▼
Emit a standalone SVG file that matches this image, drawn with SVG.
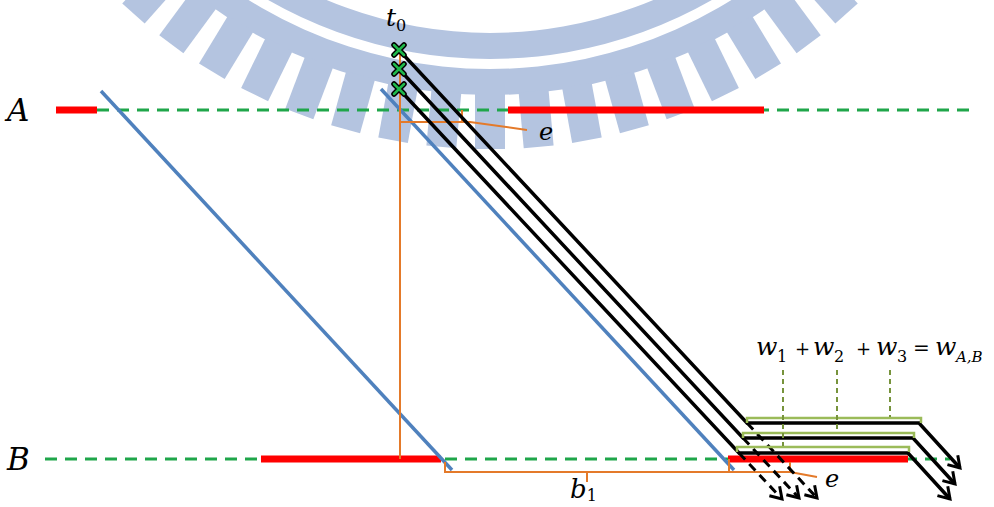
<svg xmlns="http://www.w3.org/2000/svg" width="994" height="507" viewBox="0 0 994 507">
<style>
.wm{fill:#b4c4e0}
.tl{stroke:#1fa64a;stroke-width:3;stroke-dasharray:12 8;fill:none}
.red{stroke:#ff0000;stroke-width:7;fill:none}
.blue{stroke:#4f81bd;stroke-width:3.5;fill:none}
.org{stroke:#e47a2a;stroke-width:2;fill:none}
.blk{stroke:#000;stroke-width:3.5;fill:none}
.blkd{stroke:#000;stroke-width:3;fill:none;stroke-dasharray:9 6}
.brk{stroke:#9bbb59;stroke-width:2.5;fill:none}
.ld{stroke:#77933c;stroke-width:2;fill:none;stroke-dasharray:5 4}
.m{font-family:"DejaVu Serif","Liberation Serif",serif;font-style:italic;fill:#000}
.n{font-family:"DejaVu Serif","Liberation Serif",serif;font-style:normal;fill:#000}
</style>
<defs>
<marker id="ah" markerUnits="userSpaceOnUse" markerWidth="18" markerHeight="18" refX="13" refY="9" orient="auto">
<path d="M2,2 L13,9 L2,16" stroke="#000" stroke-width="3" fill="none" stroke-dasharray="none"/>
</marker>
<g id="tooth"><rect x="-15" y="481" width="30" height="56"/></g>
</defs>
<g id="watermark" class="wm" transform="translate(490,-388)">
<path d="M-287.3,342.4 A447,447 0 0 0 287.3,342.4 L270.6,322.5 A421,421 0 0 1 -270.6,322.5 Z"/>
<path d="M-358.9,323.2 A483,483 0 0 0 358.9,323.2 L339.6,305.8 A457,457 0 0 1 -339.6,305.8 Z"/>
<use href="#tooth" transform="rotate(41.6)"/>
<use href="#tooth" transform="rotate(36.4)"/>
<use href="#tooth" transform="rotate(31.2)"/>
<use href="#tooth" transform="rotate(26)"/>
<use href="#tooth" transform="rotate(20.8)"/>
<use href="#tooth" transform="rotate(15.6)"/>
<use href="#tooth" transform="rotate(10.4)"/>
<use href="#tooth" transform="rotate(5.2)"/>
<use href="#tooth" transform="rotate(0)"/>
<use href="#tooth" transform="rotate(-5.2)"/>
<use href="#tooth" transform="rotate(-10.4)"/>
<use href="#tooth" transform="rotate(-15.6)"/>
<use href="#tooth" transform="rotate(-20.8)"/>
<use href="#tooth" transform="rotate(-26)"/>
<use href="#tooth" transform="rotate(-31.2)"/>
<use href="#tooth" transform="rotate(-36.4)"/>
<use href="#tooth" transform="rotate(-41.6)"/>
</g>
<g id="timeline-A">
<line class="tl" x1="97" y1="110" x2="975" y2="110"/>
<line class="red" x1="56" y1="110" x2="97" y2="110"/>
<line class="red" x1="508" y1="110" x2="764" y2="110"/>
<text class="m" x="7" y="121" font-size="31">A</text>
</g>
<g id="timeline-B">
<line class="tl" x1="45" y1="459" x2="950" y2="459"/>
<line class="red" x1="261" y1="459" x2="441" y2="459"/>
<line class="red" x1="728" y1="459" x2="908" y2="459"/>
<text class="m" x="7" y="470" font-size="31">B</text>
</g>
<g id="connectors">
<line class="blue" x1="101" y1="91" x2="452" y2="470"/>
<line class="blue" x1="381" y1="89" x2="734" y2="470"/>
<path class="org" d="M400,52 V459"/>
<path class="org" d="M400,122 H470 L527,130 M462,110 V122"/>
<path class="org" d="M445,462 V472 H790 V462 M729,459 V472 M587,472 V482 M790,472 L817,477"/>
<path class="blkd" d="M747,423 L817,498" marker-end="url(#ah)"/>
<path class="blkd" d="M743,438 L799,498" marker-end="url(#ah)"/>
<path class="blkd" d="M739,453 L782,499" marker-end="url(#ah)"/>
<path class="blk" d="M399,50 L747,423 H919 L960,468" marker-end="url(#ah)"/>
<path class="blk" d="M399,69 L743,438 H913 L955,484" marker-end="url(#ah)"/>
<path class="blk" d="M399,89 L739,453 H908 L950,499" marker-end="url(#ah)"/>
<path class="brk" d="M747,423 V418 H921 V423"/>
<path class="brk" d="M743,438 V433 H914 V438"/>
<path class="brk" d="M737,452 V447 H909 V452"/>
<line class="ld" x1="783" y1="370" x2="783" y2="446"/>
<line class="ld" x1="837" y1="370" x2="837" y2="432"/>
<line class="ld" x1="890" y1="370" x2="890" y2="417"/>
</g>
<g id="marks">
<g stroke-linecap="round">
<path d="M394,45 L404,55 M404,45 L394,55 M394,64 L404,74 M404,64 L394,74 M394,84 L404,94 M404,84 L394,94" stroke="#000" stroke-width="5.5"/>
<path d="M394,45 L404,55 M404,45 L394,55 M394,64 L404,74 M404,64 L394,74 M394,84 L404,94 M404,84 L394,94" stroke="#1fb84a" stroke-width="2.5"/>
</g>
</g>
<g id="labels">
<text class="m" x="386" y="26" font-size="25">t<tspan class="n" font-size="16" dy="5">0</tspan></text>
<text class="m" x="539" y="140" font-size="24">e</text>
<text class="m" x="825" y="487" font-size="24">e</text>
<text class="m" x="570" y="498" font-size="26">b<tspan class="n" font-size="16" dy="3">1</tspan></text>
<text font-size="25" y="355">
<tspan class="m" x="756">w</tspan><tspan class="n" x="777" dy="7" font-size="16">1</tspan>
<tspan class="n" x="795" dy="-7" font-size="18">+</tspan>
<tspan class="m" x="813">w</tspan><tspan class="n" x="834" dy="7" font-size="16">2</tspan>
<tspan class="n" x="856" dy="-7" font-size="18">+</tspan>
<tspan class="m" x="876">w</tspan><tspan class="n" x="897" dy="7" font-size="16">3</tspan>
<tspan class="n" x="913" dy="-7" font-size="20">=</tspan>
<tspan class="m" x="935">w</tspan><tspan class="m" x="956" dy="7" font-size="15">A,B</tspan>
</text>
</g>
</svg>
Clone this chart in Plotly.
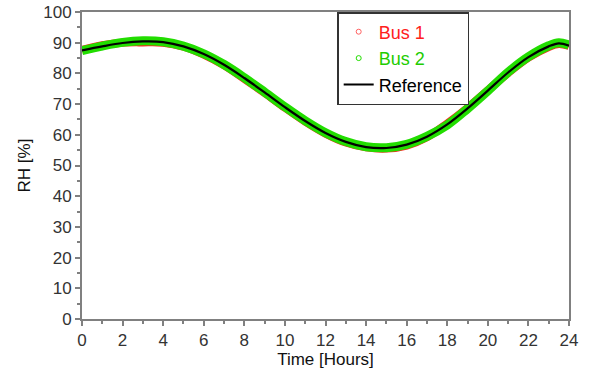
▲
**GIVEN INSTRUCTION**
Tell how many lines of the data above hold the string "this". Give only the number.

**EXERCISE OUTPUT**
2